**Problem description:**
Where a line holds the string "matplotlib", return that line.
[Begin Dataset section]
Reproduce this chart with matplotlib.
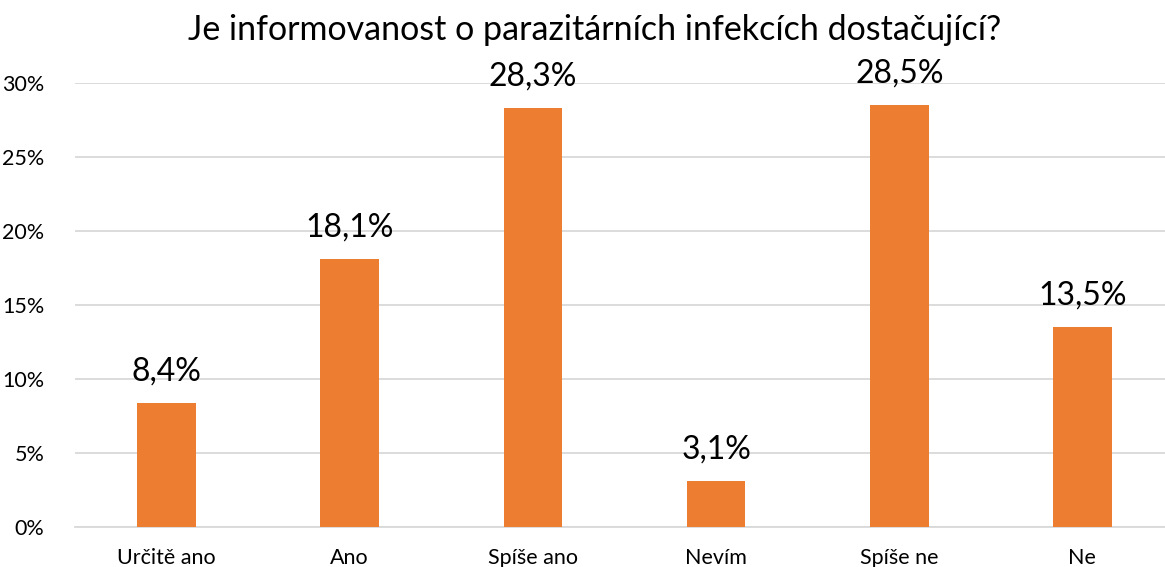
import numpy as np
import matplotlib.pyplot as plt

plt.rcParams['font.family'] = ['Lato', 'DejaVu Sans']

categories = ['Určitě ano', 'Ano', 'Spíše ano', 'Nevím', 'Spíše ne', 'Ne']
values = [8.4, 18.1, 28.3, 3.1, 28.5, 13.5]
yticks = [0, 5, 10, 15, 20, 25, 30]

fig = plt.figure(figsize=(11.65, 5.67), dpi=100)
ax = fig.add_axes([75/1165, 1 - 527/567, 1099/1165, (527 - 83)/567])

x = np.arange(len(categories))
ax.bar(x, values, width=0.32, color='#ED7D31', zorder=3)
for xi, v in zip(x, values):
    ax.text(xi, v + 1.1, f'{v:.1f}%'.replace('.', ','), ha='center', va='bottom',
            fontsize=23, color='black')

ax.set_xlim(-0.5, len(categories) - 0.5)
ax.set_ylim(0, 30)
ax.set_yticks(yticks)
ax.set_yticklabels([f'{t}%' for t in yticks], fontsize=15.5)
ax.set_xticks(x)
ax.set_xticklabels(categories, fontsize=15.5)
ax.tick_params(length=0)
ax.tick_params(axis='y', pad=22)
ax.tick_params(axis='x', pad=15)
ax.grid(axis='y', color='#D9D9D9', linewidth=1.3, zorder=0)
for s in ['top', 'right', 'left']:
    ax.spines[s].set_visible(False)
ax.spines['bottom'].set_color('#D9D9D9')
ax.spines['bottom'].set_linewidth(1.3)

fig.text(595/1165, 1 - 30/567, 'Je informovanost o parazitárních infekcích dostačující?',
         ha='center', va='center', fontsize=24.5)

fig.savefig('out.png', dpi=100)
[End Dataset section]
**Task response:**
Reproduce this chart with matplotlib.
import matplotlib.pyplot as plt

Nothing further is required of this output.